2007 - Mural commissioned by Eskom

This mural was created for Eskom at Megawatt Park in Woodmead, Johannesburg in 2008. The mural measures 9,98 x 2,4 meters and was made from 0.8 mm solid panel electric wire, glue and board. The thin electric wire act as “colour” to create a pliable mural to fit an existing curved wall at Eskom’s head office. The subject matter depicts modes of renewable energy.  



In recognition of Mahatma Gandhi [detail] (2006), Three-legged pot as zoetrope, thaumatrope, wheel and concrete base. Installed in Jennings Street, Fordsburg, Johannesburg

2006 - In recognition of Mahatma Gandhi (as part of the Sunday Times Heritage Project)

This memorial honouring Mahatma Gandhi features a "potjie" similar to the cauldrons in which passes were burned during protests in 1908. When the wheel beneath the cauldron is spun, a zoetrope enables viewers to see an image of a pass actually burning.
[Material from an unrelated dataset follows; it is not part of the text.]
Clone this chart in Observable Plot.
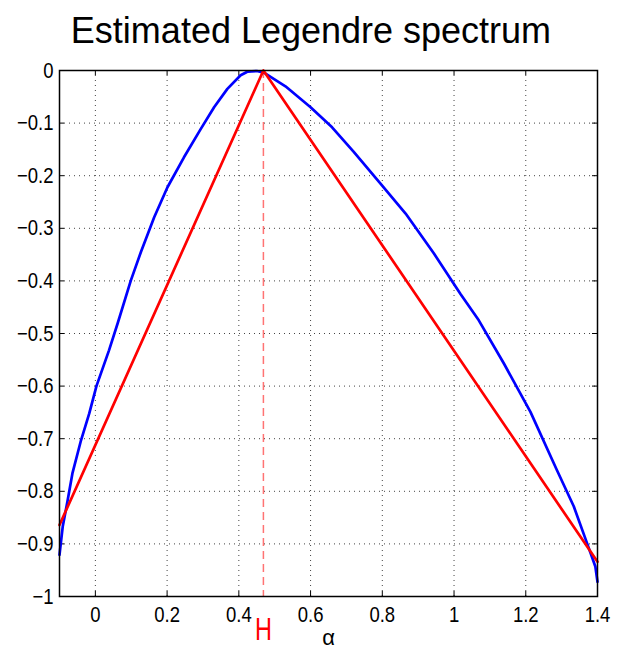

"On August 16, 1908, 3 000 Muslims, Hindus and Christians led by Gandhi (a Hindu), gathered outside the Hamidia Mosque and burned their passes, documents all people classified "non-white" by the government were forced to carry or face imprisonment. The huge bonfire, lit in a cauldron, marked the first burning of passes in South Africa and the beginning of Gandhi's satyagraha, or passive resistance, campaign." (Sunday Times Heritage Project)

2005 - Pin Code 

For this public artwork approximately 140 000 household safety pins were attached to each other to create this 6,5 meter x 11,4 meter (circumference) installation. It is located in the foyer of MTN’s head office in Fairlands, Johannesburg and accessible without requiring permission.